Called FAS 115, this new standard is the first step in the eventual
change to valuing all the assets and liabilities belonging to
financial intermediaries under the fair value accounting method.
Thus, these changes will pose tremendous future implications for
three key business measures of a financial intermediary: *
Solvency: if the fair values of assets and liabilities are
out-of-step, then healthy companies may report negative net worth
and insolvent companies may appear to be in sound financial
condition.* Reported Earnings: if the fair values of assets and
liabilities are out of step, then reported earnings will not
accurately represent the financial operations of the company. *
Risk Management: FASB recently postponed the implementation of its
new rules on accounting for the use of derivatives instruments.

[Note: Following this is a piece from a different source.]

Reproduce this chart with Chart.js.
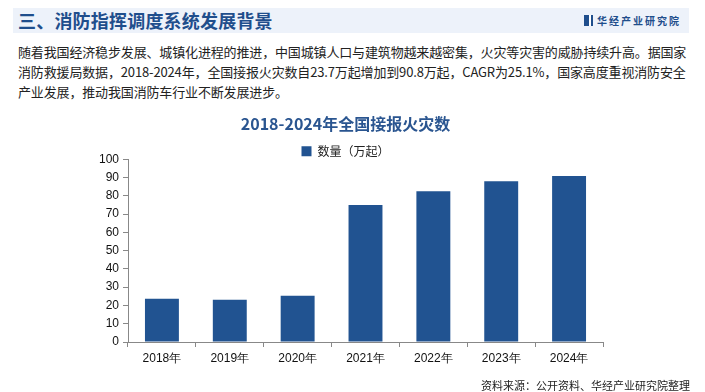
<!DOCTYPE html>
<html>
<head>
<meta charset="utf-8">
<script src="https://cdn.jsdelivr.net/npm/chart.js@4.4.1/dist/chart.umd.min.js"></script>
<style>
  html, body { margin: 0; padding: 0; background: #fff; }
  body { width: 705px; height: 392px; position: relative; overflow: hidden;
         font-family: "Noto Sans CJK SC", "Noto Sans", sans-serif; }
  .band { position: absolute; left: 13px; top: 8px; width: 676px; height: 25px; background: #edf2fa; }
  .band h1 { position: absolute; left: 5px; top: 0; margin: 0; font-size: 18px; line-height: 25px;
             font-weight: bold; color: #1f4e8c; letter-spacing: 0.2px; }
  .logo { position: absolute; right: 8px; top: 0; line-height: 25px; font-size: 10px; font-weight: bold;
          color: #1f4e8c; letter-spacing: 2px; }
  .logo i { display: inline-block; width: 5px; height: 11px; background: #1f4e8c; margin-right: 6px;
            vertical-align: -1px; border-right: 2px solid #fff; box-shadow: 2px 0 0 #1f4e8c; }
  .para { position: absolute; left: 18px; top: 42px; font-size: 13px; line-height: 20px; color: #222;
          white-space: nowrap; letter-spacing: -0.15px; }
  .source { position: absolute; right: 15px; top: 377px; font-size: 11px; color: #222; }
  #wrap { position: absolute; left: 0; top: 108px; width: 705px; height: 270px; }
</style>
</head>
<body>
<div class="band">
  <h1>三、消防指挥调度系统发展背景</h1>
  <div class="logo"><i></i>华经产业研究院</div>
</div>
<div class="para">
随着我国经济稳步发展、城镇化进程的推进，中国城镇人口与建筑物越来越密集，火灾等灾害的威胁持续升高。据国家<br>
消防救援局数据，2018-2024年，全国接报火灾数自23.7万起增加到90.8万起，CAGR为25.1%，国家高度重视消防安全<br>
产业发展，推动我国消防车行业不断发展进步。
</div>
<div id="wrap"><canvas id="fireChart"></canvas></div>
<div class="source">资料来源：公开资料、华经产业研究院整理</div>

<script>
// ===== 数据 =====
const years = ["2018年", "2019年", "2020年", "2021年", "2022年", "2023年", "2024年"];
const fireCounts = [23.7, 23.1, 25.3, 74.9, 82.5, 88.0, 90.8];
const seriesName = "数量（万起）";
const chartTitle = "2018-2024年全国接报火灾数";

const tickFont = { family: "'Liberation Sans', Arial, sans-serif", size: 12 };

const ctx = document.getElementById("fireChart").getContext("2d");
new Chart(ctx, {
  type: "bar",
  data: {
    labels: years,
    datasets: [{
      label: seriesName,
      data: fireCounts,
      backgroundColor: "#215391",
      barPercentage: 0.5,
      categoryPercentage: 1.0
    }]
  },
  options: {
    responsive: true,
    maintainAspectRatio: false,
    animation: false,
    layout: { padding: { left: 88, right: 102, top: 6, bottom: 0 } },
    plugins: {
      title: {
        display: true,
        text: chartTitle,
        color: "#2a5590",
        font: { family: "'Noto Sans CJK SC', sans-serif", size: 16, weight: "bold" },
        padding: { top: 0, bottom: 5 }
      },
      legend: {
        display: true,
        maxHeight: 21,
        labels: {
          boxWidth: 10, boxHeight: 10, color: "#222", padding: 7,
          font: { family: "'Noto Sans CJK SC', sans-serif", size: 12 }
        }
      },
      tooltip: { enabled: false }
    },
    scales: {
      x: {
        grid: { display: true, drawOnChartArea: false, offset: true, tickLength: 5, color: "#888" },
        border: { color: "#888" },
        ticks: { color: "#111", font: tickFont, padding: 4 },
        afterFit: (s) => { s.height = 36; }
      },
      y: {
        min: 0, max: 100,
        grid: { display: true, drawOnChartArea: false, tickLength: 5, color: "#888" },
        border: { color: "#888" },
        ticks: { stepSize: 10, color: "#111", font: tickFont, padding: 4 },
        afterFit: (s) => { s.width = 40; }
      }
    }
  }
});
</script>
</body>
</html>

However, if the final set of rules for figuring the fair value of
derivatives is not carefully crafted, it may be possible that
companies prudently hedging their risks are subject to penalties in
their financial reports, while companies taking greater risks
appear to have less volatile financial performance. Compared to
banks and other financial intermediaries, life insurance companies
have the longest term and most complex liabilities, and hence the
new FASB requirement poses the most severe challenges to the life
insurance industry. The lessons learned from the debate among life
insurance academics and professionals about how respond to the fair
value reporting rule will be instructive to their counterparts in
other sectors of the insurance industry, as well as those involved
with other financial institutions.Of particular note are the two
papers which comprise Part III. The first provides examples of the
fair valuing of annuity contracts, while the second offers examples
of the fair valuing of term insurance products. As the papers
collected in The Fair Value of Insurance Business extend and update
some of the issues treated in a previous Salomon Center conference
volume, The Fair Value of Insurance Liabilities, this new volume
may be viewed as a companion to the earlier book.